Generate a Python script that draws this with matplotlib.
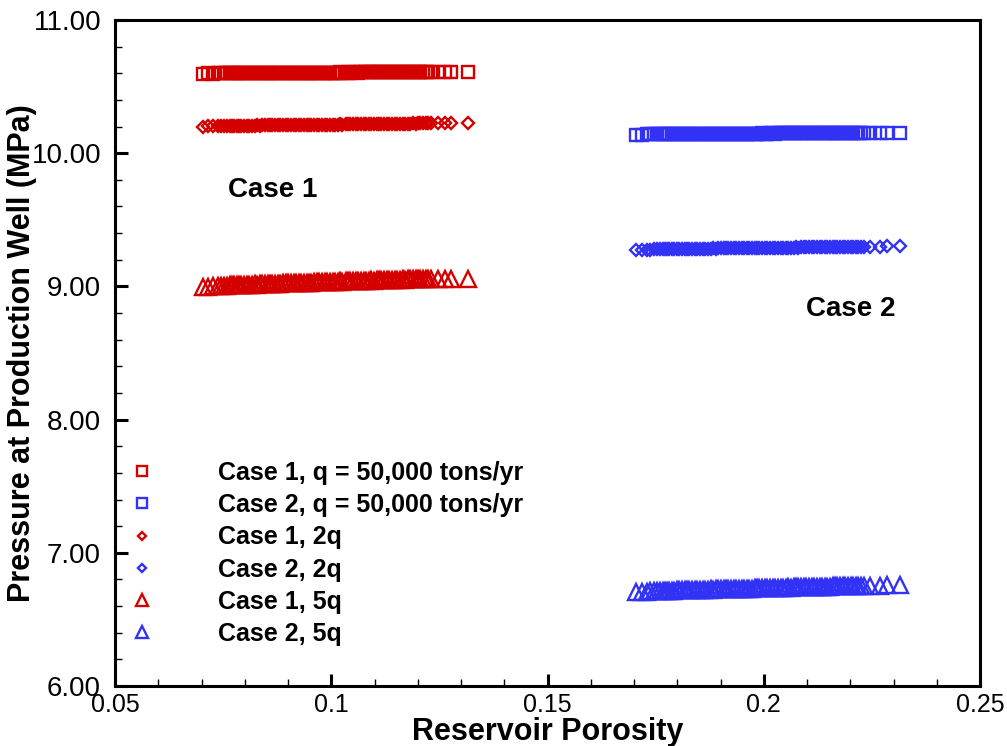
import matplotlib.pyplot as plt
from matplotlib.ticker import MultipleLocator, FormatStrFormatter

# porosity realizations (same set drawn for q, 2q and 5q)
phi_case1 = [0.0704, 0.0716, 0.0727, 0.0738, 0.0745, 0.0752, 0.0758, 0.0765, 0.0771, 0.0776,
             0.0781, 0.0787, 0.0792, 0.0799, 0.0805, 0.0810, 0.0817, 0.0823, 0.0828, 0.0835,
             0.0841, 0.0846, 0.0853, 0.0859, 0.0864, 0.0871, 0.0877, 0.0882, 0.0889, 0.0895,
             0.0900, 0.0907, 0.0913, 0.0918, 0.0925, 0.0931, 0.0936, 0.0943, 0.0949, 0.0954,
             0.0961, 0.0967, 0.0972, 0.0979, 0.0985, 0.0990, 0.0997, 0.1003, 0.1008, 0.1015,
             0.1021, 0.1026, 0.1033, 0.1039, 0.1044, 0.1051, 0.1057, 0.1062, 0.1069, 0.1075,
             0.1080, 0.1087, 0.1093, 0.1098, 0.1105, 0.1111, 0.1116, 0.1123, 0.1129, 0.1134,
             0.1141, 0.1147, 0.1152, 0.1159, 0.1165, 0.1170, 0.1177, 0.1183, 0.1188, 0.1195,
             0.1201, 0.1206, 0.1213, 0.1219, 0.1224, 0.1231,
             0.1246, 0.1262, 0.1276, 0.1316]
phi_case2 = [0.1705, 0.1718, 0.1729, 0.1738, 0.1746, 0.1753, 0.1760, 0.1766, 0.1771, 0.1776,
             0.1781, 0.1787, 0.1792, 0.1799, 0.1805, 0.1810, 0.1817, 0.1823, 0.1828, 0.1835,
             0.1841, 0.1846, 0.1853, 0.1859, 0.1864, 0.1871, 0.1877, 0.1882, 0.1889, 0.1895,
             0.1900, 0.1907, 0.1913, 0.1918, 0.1925, 0.1931, 0.1936, 0.1943, 0.1949, 0.1954,
             0.1961, 0.1967, 0.1972, 0.1979, 0.1985, 0.1990, 0.1997, 0.2003, 0.2008, 0.2015,
             0.2021, 0.2026, 0.2033, 0.2039, 0.2044, 0.2051, 0.2057, 0.2062, 0.2069, 0.2075,
             0.2080, 0.2087, 0.2093, 0.2098, 0.2105, 0.2111, 0.2116, 0.2123, 0.2129, 0.2134,
             0.2141, 0.2147, 0.2152, 0.2159, 0.2165, 0.2170, 0.2177, 0.2183, 0.2188, 0.2195,
             0.2201, 0.2206, 0.2213, 0.2219, 0.2224, 0.2231,
             0.2246, 0.2269, 0.2285, 0.2316]

# pressure at production well (MPa)
p_case1_q = [10.598, 10.599, 10.598, 10.600, 10.599, 10.600, 10.600, 10.601, 10.600, 10.601,
             10.600, 10.601, 10.600, 10.601, 10.601, 10.602, 10.601, 10.602, 10.601, 10.602,
             10.602, 10.601, 10.602, 10.603, 10.602, 10.602, 10.603, 10.602, 10.603, 10.603,
             10.602, 10.603, 10.604, 10.603, 10.603, 10.604, 10.603, 10.604, 10.604, 10.603,
             10.604, 10.605, 10.604, 10.604, 10.605, 10.604, 10.605, 10.605, 10.604, 10.605,
             10.606, 10.605, 10.605, 10.606, 10.605, 10.606, 10.606, 10.605, 10.606, 10.607,
             10.606, 10.606, 10.607, 10.606, 10.607, 10.607, 10.606, 10.607, 10.608, 10.607,
             10.607, 10.608, 10.607, 10.608, 10.608, 10.607, 10.608, 10.608, 10.609, 10.608,
             10.608, 10.609, 10.608, 10.609, 10.609, 10.608,
             10.607, 10.608, 10.607, 10.609]
p_case1_2q = [10.200, 10.201, 10.202, 10.202, 10.203, 10.203, 10.204, 10.204, 10.205, 10.205,
              10.205, 10.206, 10.205, 10.206, 10.207, 10.206, 10.207, 10.207, 10.208, 10.207,
              10.208, 10.208, 10.209, 10.208, 10.209, 10.209, 10.210, 10.209, 10.210, 10.210,
              10.211, 10.210, 10.211, 10.211, 10.212, 10.211, 10.212, 10.212, 10.213, 10.212,
              10.213, 10.213, 10.214, 10.213, 10.214, 10.214, 10.215, 10.214, 10.215, 10.215,
              10.216, 10.215, 10.216, 10.216, 10.217, 10.216, 10.217, 10.217, 10.218, 10.217,
              10.218, 10.218, 10.219, 10.218, 10.219, 10.219, 10.220, 10.219, 10.220, 10.220,
              10.221, 10.220, 10.221, 10.221, 10.222, 10.221, 10.222, 10.222, 10.223, 10.222,
              10.223, 10.223, 10.224, 10.223, 10.224, 10.224,
              10.224, 10.225, 10.225, 10.226]
p_case1_5q = [8.995, 8.998, 9.000, 9.002, 9.003, 9.005, 9.006, 9.007, 9.008, 9.009,
              9.010, 9.011, 9.010, 9.012, 9.013, 9.012, 9.014, 9.015, 9.014, 9.016,
              9.017, 9.016, 9.018, 9.019, 9.018, 9.020, 9.021, 9.020, 9.022, 9.023,
              9.022, 9.024, 9.025, 9.024, 9.026, 9.027, 9.026, 9.028, 9.029, 9.028,
              9.030, 9.031, 9.030, 9.032, 9.033, 9.032, 9.034, 9.035, 9.034, 9.036,
              9.037, 9.036, 9.038, 9.039, 9.038, 9.040, 9.041, 9.040, 9.042, 9.043,
              9.042, 9.044, 9.045, 9.044, 9.046, 9.047, 9.046, 9.048, 9.049, 9.048,
              9.050, 9.050, 9.049, 9.051, 9.052, 9.051, 9.052, 9.053, 9.052, 9.053,
              9.054, 9.053, 9.054, 9.055, 9.054, 9.055,
              9.055, 9.056, 9.056, 9.058]
p_case2_q = [10.140, 10.140, 10.141, 10.141, 10.141, 10.142, 10.142, 10.142, 10.142, 10.143,
             10.143, 10.142, 10.143, 10.143, 10.144, 10.143, 10.143, 10.144, 10.144, 10.143,
             10.144, 10.144, 10.145, 10.144, 10.144, 10.145, 10.145, 10.144, 10.145, 10.145,
             10.146, 10.145, 10.145, 10.146, 10.146, 10.145, 10.146, 10.146, 10.147, 10.146,
             10.146, 10.147, 10.147, 10.146, 10.147, 10.147, 10.148, 10.147, 10.147, 10.148,
             10.148, 10.147, 10.148, 10.148, 10.149, 10.148, 10.148, 10.149, 10.149, 10.148,
             10.149, 10.149, 10.150, 10.149, 10.149, 10.150, 10.150, 10.149, 10.150, 10.150,
             10.151, 10.150, 10.150, 10.151, 10.151, 10.150, 10.151, 10.151, 10.152, 10.151,
             10.151, 10.152, 10.152, 10.151, 10.152, 10.152,
             10.152, 10.152, 10.153, 10.153]
p_case2_2q = [9.275, 9.276, 9.277, 9.277, 9.278, 9.278, 9.279, 9.279, 9.280, 9.280,
              9.280, 9.281, 9.280, 9.281, 9.281, 9.282, 9.281, 9.282, 9.282, 9.283,
              9.282, 9.283, 9.283, 9.284, 9.283, 9.284, 9.284, 9.285, 9.284, 9.285,
              9.285, 9.286, 9.285, 9.286, 9.286, 9.287, 9.286, 9.287, 9.287, 9.288,
              9.287, 9.288, 9.288, 9.289, 9.288, 9.289, 9.289, 9.290, 9.289, 9.290,
              9.290, 9.291, 9.290, 9.291, 9.291, 9.292, 9.291, 9.292, 9.292, 9.293,
              9.292, 9.293, 9.293, 9.294, 9.293, 9.294, 9.294, 9.295, 9.294, 9.295,
              9.295, 9.296, 9.295, 9.296, 9.296, 9.297, 9.296, 9.297, 9.297, 9.298,
              9.297, 9.298, 9.298, 9.299, 9.298, 9.299,
              9.299, 9.299, 9.300, 9.300]
p_case2_5q = [6.705, 6.707, 6.709, 6.710, 6.711, 6.712, 6.713, 6.714, 6.715, 6.716,
              6.716, 6.717, 6.716, 6.718, 6.719, 6.718, 6.720, 6.720, 6.719, 6.721,
              6.722, 6.721, 6.723, 6.723, 6.722, 6.724, 6.725, 6.724, 6.726, 6.726,
              6.725, 6.727, 6.728, 6.727, 6.729, 6.729, 6.728, 6.730, 6.731, 6.730,
              6.732, 6.732, 6.731, 6.733, 6.734, 6.733, 6.735, 6.735, 6.734, 6.736,
              6.737, 6.736, 6.738, 6.738, 6.737, 6.739, 6.740, 6.739, 6.741, 6.741,
              6.740, 6.742, 6.743, 6.742, 6.744, 6.744, 6.743, 6.745, 6.746, 6.745,
              6.747, 6.747, 6.746, 6.748, 6.749, 6.748, 6.750, 6.750, 6.749, 6.751,
              6.752, 6.751, 6.752, 6.753, 6.752, 6.753,
              6.753, 6.754, 6.755, 6.757]

RED = '#d40000'
BLUE = '#3232f6'
FONT = 'Liberation Sans'

fig = plt.figure(figsize=(10.07, 7.46), dpi=100)
ax = fig.add_axes([0.1142, 0.0804, 0.859, 0.8928])

series = [
    (phi_case1, p_case1_q, 's', 9, RED, 'Case 1, q = 50,000 tons/yr'),
    (phi_case2, p_case2_q, 's', 9, BLUE, 'Case 2, q = 50,000 tons/yr'),
    (phi_case1, p_case1_2q, 'D', 6, RED, 'Case 1, 2q'),
    (phi_case2, p_case2_2q, 'D', 6, BLUE, 'Case 2, 2q'),
    (phi_case1, p_case1_5q, '^', 11, RED, 'Case 1, 5q'),
    (phi_case2, p_case2_5q, '^', 11, BLUE, 'Case 2, 5q'),
]
for x, y, m, ms, c, lab in series:
    ax.plot(x, y, m, ms=ms, mfc='none', mec=c, mew=1.7, label=lab)

ax.set_xlim(0.05, 0.25)
ax.set_ylim(6.0, 11.0)
ax.xaxis.set_minor_locator(MultipleLocator(0.01))
ax.yaxis.set_major_locator(MultipleLocator(1.0))
ax.yaxis.set_minor_locator(MultipleLocator(0.2))
ax.yaxis.set_major_formatter(FormatStrFormatter('%.2f'))
ax.set_xticks([0.05, 0.1, 0.15, 0.2, 0.25])
ax.set_xticklabels(['0.05', '0.1', '0.15', '0.2', '0.25'], family=FONT, fontsize=18)
for t in ax.get_yticklabels():
    t.set_family(FONT)
    t.set_fontsize(20)

ax.tick_params(which='major', direction='in', length=9, width=2.2)
ax.tick_params(axis='y', which='major', pad=10)
ax.tick_params(axis='x', which='major', pad=5)
ax.tick_params(which='minor', direction='in', length=5, width=1.0)
for s in ax.spines.values():
    s.set_linewidth(2.2)

ax.set_xlabel('Reservoir Porosity', fontsize=22, fontweight='bold', family=FONT, labelpad=0)
ax.set_ylabel('Pressure at Production Well (MPa)', fontsize=22, fontweight='bold', family=FONT)
ax.yaxis.set_label_coords(-0.09, 0.5)

ax.text(0.0761, 9.724, 'Case 1', fontsize=20, fontweight='bold', family=FONT, va='center')
ax.text(0.2098, 8.83, 'Case 2', fontsize=20, fontweight='bold', family=FONT, va='center')

ax.legend(loc='lower left', bbox_to_anchor=(0.005, 0.045), frameon=False,
          markerscale=0.75, handlelength=1.0, handletextpad=2.56,
          labelspacing=0.33, borderaxespad=0.0,
          prop={'family': FONT, 'weight': 'bold', 'size': 18})

fig.savefig('out.png', dpi=100)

+ + + + + + +

#### PROBLEM TO SOLVE:
Restate the data word for word from its first line through the line with "from matplotlib.ticker import", leaving out any picture along the way.

#### EXERCISE RESULT:
Generate a Python script that draws this with matplotlib.
import matplotlib.pyplot as plt
from matplotlib.ticker import MultipleLocator, FormatStrFormatter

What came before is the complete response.